A person’s level of education can affect their level of health. Research from 2018 noted that people with lower levels of education reported:

  • worse general health
  • more chronic conditions
  • more limitations and disabilities

There is limited research regarding education bias in healthcare. The above article notes that education plays only a modest role in explaining health inequities between people with higher and lower levels of education.

Where a person lives can affect how their healthcare professionals treat them.

Rural populations in the United States tend to:

  • be older
  • lack health insurance
  • be less likely to have higher education

In contrast, people who live in urban areas are more likely to:

  • experience poverty
  • have been born outside the United States
  • not own their homes

This can mean that people who live in urban or rural areas are subject to a variety of the previously mentioned biases from their healthcare professionals.

Geographic location also plays an important role in many social determinants of health.

Learn what social determinants of health are here.

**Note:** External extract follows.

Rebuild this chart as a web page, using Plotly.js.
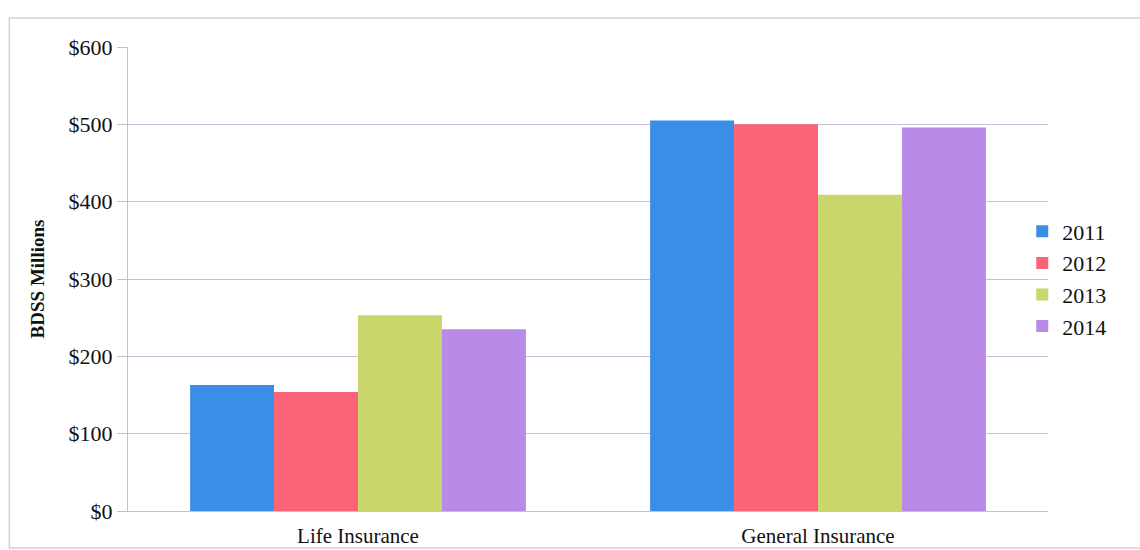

It is important that all people have access to the same levels of healthcare. Healthcare professionals need to be aware of any implicit biases they may have and work to remove them.

Techniques that can help reduce bias in healthcare include:

  • more education on health disparities
  • positive and frequent intergroup contact with different historically marginalized groups
  • providing patients with a list of questions to ask regarding their condition, which can lead to extended and more in-depth conversations with their healthcare professionals
  • an awareness of the additional needs of patients with disabilities, such as braille on signs

Learn more about health equity and how to promote it here.

Many biases can exist in healthcare. People from historically marginalized groups may be subject to unfair prejudices that stem from healthcare professionals’ implicit biases.

Bias in healthcare can lead to lower quality healthcare among people from certain groups. Reductions in healthcare can cause these groups to receive incorrect diagnoses, experience delays in treatment, or avoid treatment altogether.

Healthcare professionals should be aware of any biases they have and work on overcoming them. People can work on their healthcare bias through various methods, such as working with people from historically marginalized groups and seeking education on health disparities.